Dari sini kita dapat melihat bahwa pemerintah Tiongkok telah memasukkan pulau-pulau di Laut Tiongkok Selatan dalam lingkup yurisdiksi mereka. Ini berarti pulau-pulau di Laut Tiongkok Selatan milik Guangdong dan dengan demikian Tiongkok mengklaim milik mereka.
Status Pulau-Pulau di Laut Tiongkok Selatan Pasca P.D. II
Selama Jepang menginvasi Tiongkok, Jepang juga menduduki banyak pulau di Laut Tiongkok Selatan, termasuk Kepulauan Dongsha, Xisha, dan Nansha. Pada bulan Desember 1943, dalam “Deklarasi Kairo” telah resmi diumumkan bahwa Jepang harus mengembalikan semua wilayah yang mencurinya dari Tiongkok kepada Tiongkok.
Pada Juli 1945, dalam “Deklarasi Postdam” menegaskan bahwa “Deklarasi Kairo harus di-implementasikan.” Pada bulan September tahun yang sama, Dalam “Instrumen Jepang Menyerah” (“Japanese Instrument of Surrender”) yang ditandatangani Jepang, dengan jelas dinyatakan bahwa Jepang menerima “Deklarasi Postdam”, dan pasca P.D. II, Tiongkok menerima kembali kepulauan di Laut Tiongkok Selatan yang telah diduduki Jepang.

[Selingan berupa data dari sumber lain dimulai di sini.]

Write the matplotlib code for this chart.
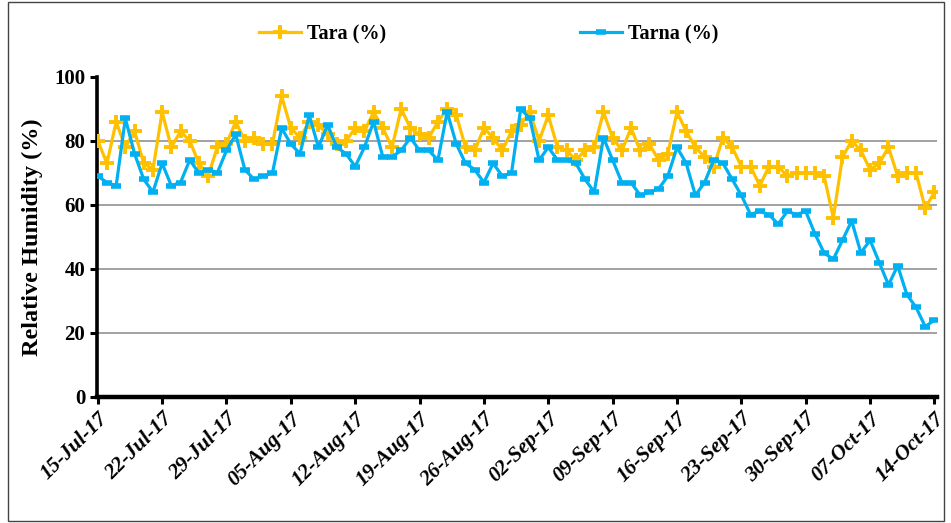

Tindakan pemulihan ini merupakan hasil dari kemenangan Tiongkok dalam Perang Perlawanan Rakyat Tiongkok terhadap agresi Jepang, serta akibat dari kemenangan dunia dalam perang melawan fasis. Jadi ada deklarasi yang mengkonfirmasikan perintah internasional agar “Deklarasi Kairo” dan “Deklarasi Postdam” yang merupakan salah satu bukti hukum dan bukti sejarah untuk semua ini.
Kembali pada waktu itu, AL-Tiongkok dan AL-AS bersatu untuk membantu Tiongkok memulihkan pulau dan terumbu karang di Laut Tiongkok Selatan. Kenyataan ini membuktikan bahwa pemulihan Tiongkok atas pulau dan karang di Laut Tiongkok Selatan (LTS) adalah hasil dari kemenangan di P.D. II, dan komponen konfirmasi.
Setelah tahun 1970an, Filipina dan Vietnam kedua negara ini mengklaim teritorial di pulau-pulau dan karang di laut Tiongkok Selatan, dan keduanya menggunakan kekuatan untuk secara sepihak menduduki beberapa pulau dan terumbu karang di kepulau Nansha.
Pada bulan September 1970, Filipina menduduki Kepulauan Mahuan dan Pulau Feixin, sehingga menyebabkan gelombang negara-negara yang berbatasan dengan LTS mulai menduduki pulau-pulau dan karang di LTS.
Pada 11 Juni 1978, Filipina mengumumkan Keputusan Presiden No.1596 yang ditangdatangani oleh Presiden Ferdinand Marcos lalu, yang menyatakan wilayah 64,796 mil persegi yang termasuk 33 pulau, beting, dan gundukan pasir di kepulauan Nansha adalah “bagian dari wilayah Filipina, yang akan dibawah permintahan Filipina,” dan menamakan kepulauan ini adalah “Kepulauan Kalayaan.”
Pada 1999, Filipina menggambar ulang peta nasional, dan mengambil kesempatan ini untuk memasukkan Pulau Huangyan sebagai bagian dari wilayahnya. Pada bulan Agustus tahun itu (1999), pemerintah Filipina mendaftarkan amandemen konstitusi bahwa “Kepulaun Nansha wilayah Filipina.”
Pada tahun 2009, Filipina secara resmi mensahkan teritorial batas dasar laut yang tercantum dalam pulau Huangyan dan beberapa pulau dan karang Kepulauan Nansha sebagai milik Filipina. RUU ini kemudian ditanda-tangani oleh Presiden Gloria Arroyo, secara resmi mengubah menjadi undang-undang.